Request: Extract word for word the lines of the listing from its start to the line holding "return 1 - px / H", both ends kept; pictures are not part of the copy.

Collected material:
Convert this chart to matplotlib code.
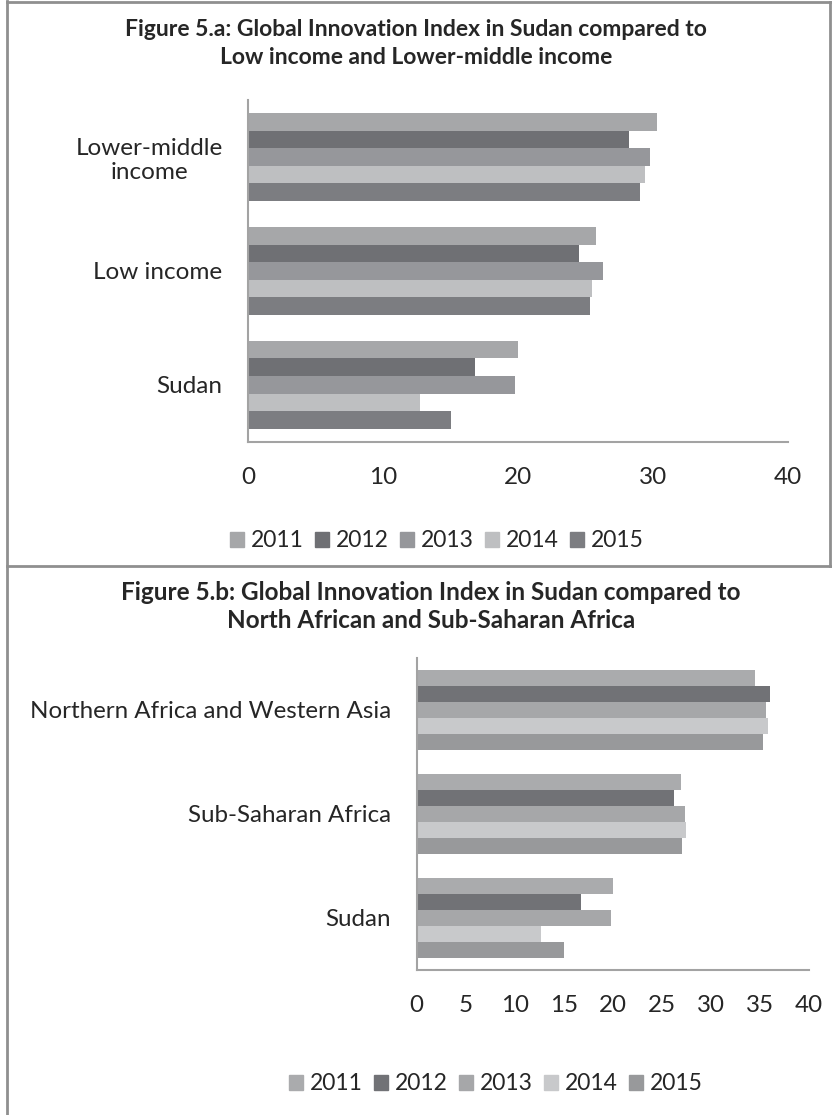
import matplotlib
matplotlib.use("Agg")
import matplotlib.pyplot as plt
from matplotlib.patches import Patch
from matplotlib.lines import Line2D
import numpy as np

plt.rcParams["font.family"] = ["Lato", "DejaVu Sans"]

years = ["2011", "2012", "2013", "2014", "2015"]

# Figure 5.a
cats_a = ["Sudan", "Low income", "Lower-middle\nincome"]
sudan = [20.0, 16.8, 19.8, 12.7, 15.0]
low_income = [25.8, 24.5, 26.3, 25.5, 25.3]
lower_middle = [30.3, 28.2, 29.8, 29.4, 29.0]
colors_a = ["#a6a7a9", "#6f7074", "#96979b", "#bebfc1", "#7c7d81"]

# Figure 5.b
cats_b = ["Sudan", "Sub-Saharan Africa", "Northern Africa and Western Asia"]
sub_saharan = [26.9, 26.2, 27.4, 27.5, 27.1]
north_africa = [34.5, 36.0, 35.6, 35.8, 35.3]
colors_b = ["#aaabad", "#717276", "#a6a7a9", "#c8c9cb", "#98999b"]

TXT = "#262626"
AXC = "#a3a3a3"
W, H = 832, 1115


def fx(px):
    return px / W


def fy(px):
    return 1 - px / H


def grouped(ax, cats, series, colors, ticks, fs, group=0.77):
    n = len(series[0])
    h = group / n
    y = np.arange(len(cats))
    for i in range(n):
        vals = [s[i] for s in series]
        ax.barh(y + (n - 1 - 2 * i) * h / 2, vals, height=h, color=colors[i], linewidth=0)
    ax.set_xlim(0, 40)
    ax.set_ylim(-0.5, len(cats) - 0.5)
    ax.set_xticks(ticks)
    ax.set_yticks(y)
    ax.set_yticklabels(cats, multialignment="center")
    ax.tick_params(length=0, labelsize=fs, colors=TXT)
    ax.tick_params(axis="x", pad=18)
    ax.tick_params(axis="y", pad=18.5)
    for s in ["top", "right"]:
        ax.spines[s].set_visible(False)
    for s in ["left", "bottom"]:
        ax.spines[s].set_color(AXC)
        ax.spines[s].set_linewidth(1.5)


fig = plt.figure(figsize=(W / 100, H / 100), dpi=100)

# panel frame
frame = dict(color="#8f8f8f", lw=2, transform=fig.transFigure)
fig.add_artist(Line2D([fx(7), fx(7)], [fy(1), fy(1115)], **frame))
fig.add_artist(Line2D([fx(7), fx(830)], [fy(2), fy(2)], **frame))
fig.add_artist(Line2D([fx(830), fx(830)], [fy(2), fy(566)], **frame))
fig.add_artist(Line2D([fx(7), fx(832)], [fy(566), fy(566)], **frame))

ax1 = fig.add_axes([fx(248.3), fy(441.7), fx(788 - 248.3), (441.7 - 100) / H])
grouped(ax1, cats_a, [sudan, low_income, lower_middle], colors_a, [0, 10, 20, 30, 40], 17.5)
fig.text(fx(416), fy(29), "Figure 5.a: Global Innovation Index in Sudan compared to",
         ha="center", va="center", fontsize=16.5, fontweight="bold", color=TXT)
fig.text(fx(416), fy(57), "Low income and Lower-middle income",
         ha="center", va="center", fontsize=16.5, fontweight="bold", color=TXT)
fig.legend([Patch(color=c) for c in colors_a], years, loc="center", ncol=5,
           bbox_to_anchor=(fx(437), fy(541)), frameon=False, fontsize=16.5,
           handlelength=0.6, handleheight=0.6, handletextpad=0.3, columnspacing=0.5,
           labelcolor=TXT)

ax2 = fig.add_axes([fx(416.7), fy(970), fx(809 - 416.7), (970 - 658) / H])
grouped(ax2, cats_b, [sudan, sub_saharan, north_africa], colors_b,
        [0, 5, 10, 15, 20, 25, 30, 35, 40], 17.4, group=0.776)
fig.text(fx(431), fy(593), "Figure 5.b: Global Innovation Index in Sudan compared to",
         ha="center", va="center", fontsize=17.5, fontweight="bold", color=TXT)
fig.text(fx(431), fy(621), "North African and Sub-Saharan Africa",
         ha="center", va="center", fontsize=17.5, fontweight="bold", color=TXT)
fig.legend([Patch(color=c) for c in colors_b], years, loc="center", ncol=5,
           bbox_to_anchor=(fx(496), fy(1084)), frameon=False, fontsize=16.5,
           handlelength=0.6, handleheight=0.6, handletextpad=0.3, columnspacing=0.5,
           labelcolor=TXT)

fig.savefig("out.png", dpi=100, facecolor="white")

Result for this exercise:
Convert this chart to matplotlib code.
import matplotlib
matplotlib.use("Agg")
import matplotlib.pyplot as plt
from matplotlib.patches import Patch
from matplotlib.lines import Line2D
import numpy as np

plt.rcParams["font.family"] = ["Lato", "DejaVu Sans"]

years = ["2011", "2012", "2013", "2014", "2015"]

# Figure 5.a
cats_a = ["Sudan", "Low income", "Lower-middle\nincome"]
sudan = [20.0, 16.8, 19.8, 12.7, 15.0]
low_income = [25.8, 24.5, 26.3, 25.5, 25.3]
lower_middle = [30.3, 28.2, 29.8, 29.4, 29.0]
colors_a = ["#a6a7a9", "#6f7074", "#96979b", "#bebfc1", "#7c7d81"]

# Figure 5.b
cats_b = ["Sudan", "Sub-Saharan Africa", "Northern Africa and Western Asia"]
sub_saharan = [26.9, 26.2, 27.4, 27.5, 27.1]
north_africa = [34.5, 36.0, 35.6, 35.8, 35.3]
colors_b = ["#aaabad", "#717276", "#a6a7a9", "#c8c9cb", "#98999b"]

TXT = "#262626"
AXC = "#a3a3a3"
W, H = 832, 1115


def fx(px):
    return px / W


def fy(px):
    return 1 - px / H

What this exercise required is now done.